__PROVIDED MATERIAL__:
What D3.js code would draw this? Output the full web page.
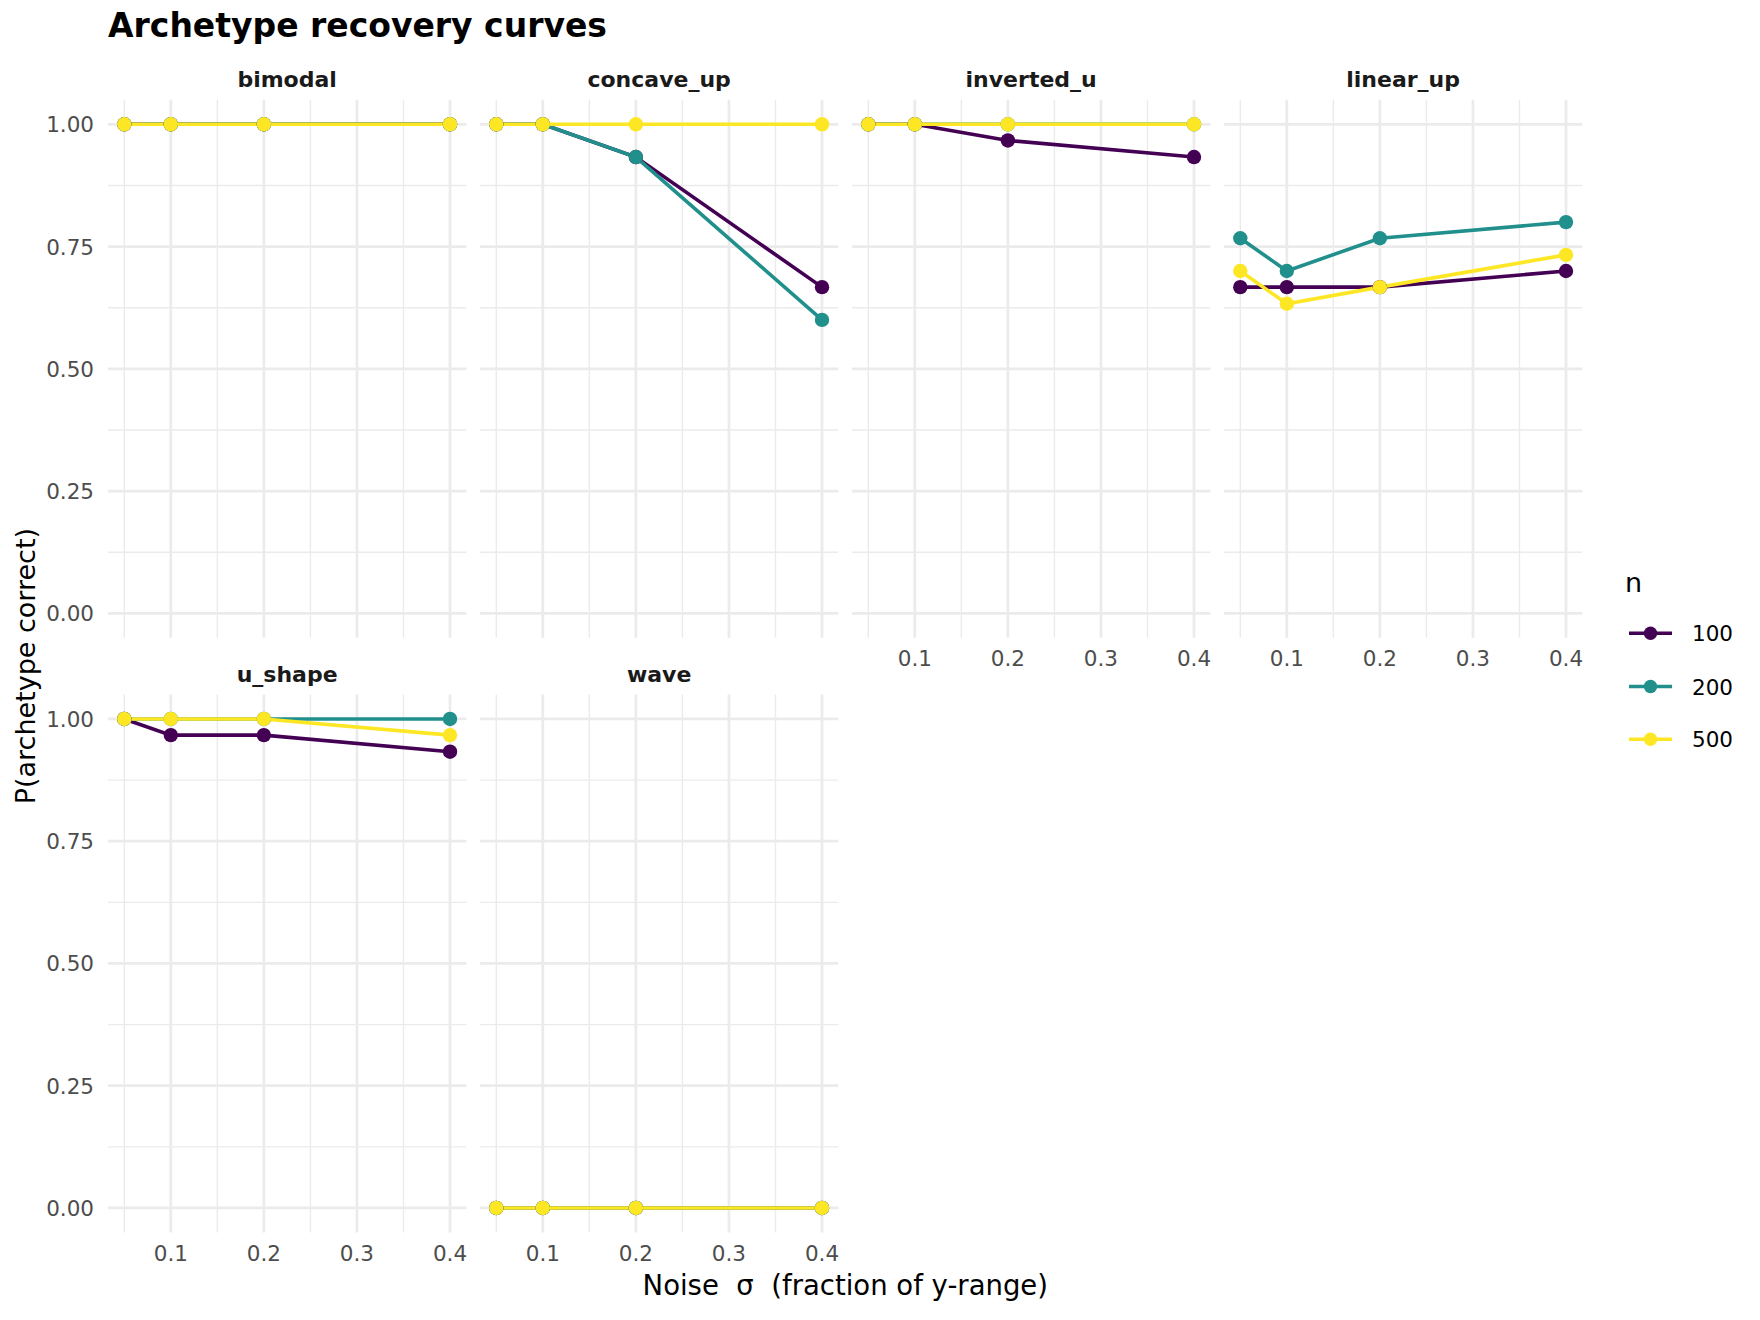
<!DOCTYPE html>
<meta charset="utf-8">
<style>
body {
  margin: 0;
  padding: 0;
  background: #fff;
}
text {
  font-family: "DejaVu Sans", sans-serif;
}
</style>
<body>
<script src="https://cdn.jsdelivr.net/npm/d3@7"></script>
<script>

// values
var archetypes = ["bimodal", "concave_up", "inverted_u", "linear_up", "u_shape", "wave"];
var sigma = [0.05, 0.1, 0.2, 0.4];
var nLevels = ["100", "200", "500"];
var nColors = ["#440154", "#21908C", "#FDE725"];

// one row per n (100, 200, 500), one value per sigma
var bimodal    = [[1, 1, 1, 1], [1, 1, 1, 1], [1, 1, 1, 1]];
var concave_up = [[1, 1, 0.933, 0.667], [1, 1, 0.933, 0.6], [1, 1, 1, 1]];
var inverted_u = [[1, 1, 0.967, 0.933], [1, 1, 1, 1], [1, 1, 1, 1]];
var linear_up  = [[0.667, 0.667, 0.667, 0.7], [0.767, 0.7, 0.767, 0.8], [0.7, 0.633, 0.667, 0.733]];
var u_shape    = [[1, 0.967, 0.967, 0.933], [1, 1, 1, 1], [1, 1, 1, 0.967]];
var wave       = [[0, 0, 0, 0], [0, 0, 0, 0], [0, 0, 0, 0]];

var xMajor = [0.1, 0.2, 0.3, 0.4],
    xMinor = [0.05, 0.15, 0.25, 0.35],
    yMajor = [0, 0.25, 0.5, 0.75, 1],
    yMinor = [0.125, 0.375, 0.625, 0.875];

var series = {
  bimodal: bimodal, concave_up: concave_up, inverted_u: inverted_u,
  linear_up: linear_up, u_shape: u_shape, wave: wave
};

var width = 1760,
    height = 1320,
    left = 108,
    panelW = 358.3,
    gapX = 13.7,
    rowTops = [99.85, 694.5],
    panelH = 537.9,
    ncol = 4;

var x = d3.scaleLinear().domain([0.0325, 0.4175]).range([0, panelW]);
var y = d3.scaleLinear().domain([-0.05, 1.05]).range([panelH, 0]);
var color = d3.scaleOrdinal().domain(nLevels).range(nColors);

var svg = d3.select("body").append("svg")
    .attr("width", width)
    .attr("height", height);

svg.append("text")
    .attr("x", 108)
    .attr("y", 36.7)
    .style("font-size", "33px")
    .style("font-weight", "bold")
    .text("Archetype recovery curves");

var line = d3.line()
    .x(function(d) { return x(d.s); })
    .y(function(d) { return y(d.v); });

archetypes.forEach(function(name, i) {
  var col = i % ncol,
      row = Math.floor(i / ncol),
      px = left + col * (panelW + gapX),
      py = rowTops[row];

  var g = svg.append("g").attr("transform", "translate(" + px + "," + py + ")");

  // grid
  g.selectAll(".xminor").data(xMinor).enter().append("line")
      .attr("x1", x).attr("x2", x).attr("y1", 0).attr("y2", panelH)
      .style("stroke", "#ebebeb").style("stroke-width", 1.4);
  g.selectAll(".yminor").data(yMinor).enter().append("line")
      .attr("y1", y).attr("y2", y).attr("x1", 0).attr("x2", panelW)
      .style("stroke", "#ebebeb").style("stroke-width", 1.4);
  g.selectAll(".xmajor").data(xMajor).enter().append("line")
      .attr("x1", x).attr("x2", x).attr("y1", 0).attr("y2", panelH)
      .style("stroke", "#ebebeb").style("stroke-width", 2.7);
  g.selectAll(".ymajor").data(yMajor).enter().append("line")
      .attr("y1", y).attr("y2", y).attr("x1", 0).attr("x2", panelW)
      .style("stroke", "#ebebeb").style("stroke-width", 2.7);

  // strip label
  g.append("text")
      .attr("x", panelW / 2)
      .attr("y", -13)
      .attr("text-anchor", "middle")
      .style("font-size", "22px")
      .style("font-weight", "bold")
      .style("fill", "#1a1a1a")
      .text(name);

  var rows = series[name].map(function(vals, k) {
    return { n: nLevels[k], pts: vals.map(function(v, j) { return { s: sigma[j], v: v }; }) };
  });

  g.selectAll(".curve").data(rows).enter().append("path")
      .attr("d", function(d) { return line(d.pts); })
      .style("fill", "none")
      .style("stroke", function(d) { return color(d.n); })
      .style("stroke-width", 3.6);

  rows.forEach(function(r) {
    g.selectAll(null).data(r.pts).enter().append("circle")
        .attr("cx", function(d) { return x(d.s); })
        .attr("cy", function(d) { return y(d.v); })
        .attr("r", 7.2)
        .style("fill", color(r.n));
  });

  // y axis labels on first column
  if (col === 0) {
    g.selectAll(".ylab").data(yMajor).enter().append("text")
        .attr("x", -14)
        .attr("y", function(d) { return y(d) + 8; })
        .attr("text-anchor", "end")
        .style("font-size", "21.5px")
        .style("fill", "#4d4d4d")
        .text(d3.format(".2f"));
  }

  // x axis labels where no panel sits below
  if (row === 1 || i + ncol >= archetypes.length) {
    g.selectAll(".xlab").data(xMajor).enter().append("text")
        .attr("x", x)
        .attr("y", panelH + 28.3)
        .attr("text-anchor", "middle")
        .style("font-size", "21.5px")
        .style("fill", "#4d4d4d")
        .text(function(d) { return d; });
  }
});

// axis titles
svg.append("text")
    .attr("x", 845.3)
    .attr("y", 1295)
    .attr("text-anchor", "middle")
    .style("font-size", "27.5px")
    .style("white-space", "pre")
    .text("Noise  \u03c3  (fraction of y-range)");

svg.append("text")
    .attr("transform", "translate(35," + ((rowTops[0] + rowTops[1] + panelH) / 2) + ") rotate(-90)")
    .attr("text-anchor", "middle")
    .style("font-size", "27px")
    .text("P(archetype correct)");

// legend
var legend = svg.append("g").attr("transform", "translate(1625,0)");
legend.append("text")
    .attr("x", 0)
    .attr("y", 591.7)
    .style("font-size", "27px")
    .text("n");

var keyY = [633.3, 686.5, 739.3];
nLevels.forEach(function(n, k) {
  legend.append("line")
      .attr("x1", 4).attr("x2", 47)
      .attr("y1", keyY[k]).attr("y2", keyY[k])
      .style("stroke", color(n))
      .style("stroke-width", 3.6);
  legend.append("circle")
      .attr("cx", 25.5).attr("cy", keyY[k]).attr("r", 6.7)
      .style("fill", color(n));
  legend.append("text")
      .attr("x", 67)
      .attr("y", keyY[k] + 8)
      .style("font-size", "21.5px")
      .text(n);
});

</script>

__WHAT IS NEEDED__: Without the pictures, repeat the listing above exactly.

__TASK OUTPUT__:
What D3.js code would draw this? Output the full web page.
<!DOCTYPE html>
<meta charset="utf-8">
<style>
body {
  margin: 0;
  padding: 0;
  background: #fff;
}
text {
  font-family: "DejaVu Sans", sans-serif;
}
</style>
<body>
<script src="https://cdn.jsdelivr.net/npm/d3@7"></script>
<script>

// values
var archetypes = ["bimodal", "concave_up", "inverted_u", "linear_up", "u_shape", "wave"];
var sigma = [0.05, 0.1, 0.2, 0.4];
var nLevels = ["100", "200", "500"];
var nColors = ["#440154", "#21908C", "#FDE725"];

// one row per n (100, 200, 500), one value per sigma
var bimodal    = [[1, 1, 1, 1], [1, 1, 1, 1], [1, 1, 1, 1]];
var concave_up = [[1, 1, 0.933, 0.667], [1, 1, 0.933, 0.6], [1, 1, 1, 1]];
var inverted_u = [[1, 1, 0.967, 0.933], [1, 1, 1, 1], [1, 1, 1, 1]];
var linear_up  = [[0.667, 0.667, 0.667, 0.7], [0.767, 0.7, 0.767, 0.8], [0.7, 0.633, 0.667, 0.733]];
var u_shape    = [[1, 0.967, 0.967, 0.933], [1, 1, 1, 1], [1, 1, 1, 0.967]];
var wave       = [[0, 0, 0, 0], [0, 0, 0, 0], [0, 0, 0, 0]];

var xMajor = [0.1, 0.2, 0.3, 0.4],
    xMinor = [0.05, 0.15, 0.25, 0.35],
    yMajor = [0, 0.25, 0.5, 0.75, 1],
    yMinor = [0.125, 0.375, 0.625, 0.875];

var series = {
  bimodal: bimodal, concave_up: concave_up, inverted_u: inverted_u,
  linear_up: linear_up, u_shape: u_shape, wave: wave
};

var width = 1760,
    height = 1320,
    left = 108,
    panelW = 358.3,
    gapX = 13.7,
    rowTops = [99.85, 694.5],
    panelH = 537.9,
    ncol = 4;

var x = d3.scaleLinear().domain([0.0325, 0.4175]).range([0, panelW]);
var y = d3.scaleLinear().domain([-0.05, 1.05]).range([panelH, 0]);
var color = d3.scaleOrdinal().domain(nLevels).range(nColors);

var svg = d3.select("body").append("svg")
    .attr("width", width)
    .attr("height", height);

svg.append("text")
    .attr("x", 108)
    .attr("y", 36.7)
    .style("font-size", "33px")
    .style("font-weight", "bold")
    .text("Archetype recovery curves");

var line = d3.line()
    .x(function(d) { return x(d.s); })
    .y(function(d) { return y(d.v); });

archetypes.forEach(function(name, i) {
  var col = i % ncol,
      row = Math.floor(i / ncol),
      px = left + col * (panelW + gapX),
      py = rowTops[row];

  var g = svg.append("g").attr("transform", "translate(" + px + "," + py + ")");

  // grid
  g.selectAll(".xminor").data(xMinor).enter().append("line")
      .attr("x1", x).attr("x2", x).attr("y1", 0).attr("y2", panelH)
      .style("stroke", "#ebebeb").style("stroke-width", 1.4);
  g.selectAll(".yminor").data(yMinor).enter().append("line")
      .attr("y1", y).attr("y2", y).attr("x1", 0).attr("x2", panelW)
      .style("stroke", "#ebebeb").style("stroke-width", 1.4);
  g.selectAll(".xmajor").data(xMajor).enter().append("line")
      .attr("x1", x).attr("x2", x).attr("y1", 0).attr("y2", panelH)
      .style("stroke", "#ebebeb").style("stroke-width", 2.7);
  g.selectAll(".ymajor").data(yMajor).enter().append("line")
      .attr("y1", y).attr("y2", y).attr("x1", 0).attr("x2", panelW)
      .style("stroke", "#ebebeb").style("stroke-width", 2.7);

  // strip label
  g.append("text")
      .attr("x", panelW / 2)
      .attr("y", -13)
      .attr("text-anchor", "middle")
      .style("font-size", "22px")
      .style("font-weight", "bold")
      .style("fill", "#1a1a1a")
      .text(name);

  var rows = series[name].map(function(vals, k) {
    return { n: nLevels[k], pts: vals.map(function(v, j) { return { s: sigma[j], v: v }; }) };
  });

  g.selectAll(".curve").data(rows).enter().append("path")
      .attr("d", function(d) { return line(d.pts); })
      .style("fill", "none")
      .style("stroke", function(d) { return color(d.n); })
      .style("stroke-width", 3.6);

  rows.forEach(function(r) {
    g.selectAll(null).data(r.pts).enter().append("circle")
        .attr("cx", function(d) { return x(d.s); })
        .attr("cy", function(d) { return y(d.v); })
        .attr("r", 7.2)
        .style("fill", color(r.n));
  });

  // y axis labels on first column
  if (col === 0) {
    g.selectAll(".ylab").data(yMajor).enter().append("text")
        .attr("x", -14)
        .attr("y", function(d) { return y(d) + 8; })
        .attr("text-anchor", "end")
        .style("font-size", "21.5px")
        .style("fill", "#4d4d4d")
        .text(d3.format(".2f"));
  }

  // x axis labels where no panel sits below
  if (row === 1 || i + ncol >= archetypes.length) {
    g.selectAll(".xlab").data(xMajor).enter().append("text")
        .attr("x", x)
        .attr("y", panelH + 28.3)
        .attr("text-anchor", "middle")
        .style("font-size", "21.5px")
        .style("fill", "#4d4d4d")
        .text(function(d) { return d; });
  }
});

// axis titles
svg.append("text")
    .attr("x", 845.3)
    .attr("y", 1295)
    .attr("text-anchor", "middle")
    .style("font-size", "27.5px")
    .style("white-space", "pre")
    .text("Noise  \u03c3  (fraction of y-range)");

svg.append("text")
    .attr("transform", "translate(35," + ((rowTops[0] + rowTops[1] + panelH) / 2) + ") rotate(-90)")
    .attr("text-anchor", "middle")
    .style("font-size", "27px")
    .text("P(archetype correct)");

// legend
var legend = svg.append("g").attr("transform", "translate(1625,0)");
legend.append("text")
    .attr("x", 0)
    .attr("y", 591.7)
    .style("font-size", "27px")
    .text("n");

var keyY = [633.3, 686.5, 739.3];
nLevels.forEach(function(n, k) {
  legend.append("line")
      .attr("x1", 4).attr("x2", 47)
      .attr("y1", keyY[k]).attr("y2", keyY[k])
      .style("stroke", color(n))
      .style("stroke-width", 3.6);
  legend.append("circle")
      .attr("cx", 25.5).attr("cy", keyY[k]).attr("r", 6.7)
      .style("fill", color(n));
  legend.append("text")
      .attr("x", 67)
      .attr("y", keyY[k] + 8)
      .style("font-size", "21.5px")
      .text(n);
});

</script>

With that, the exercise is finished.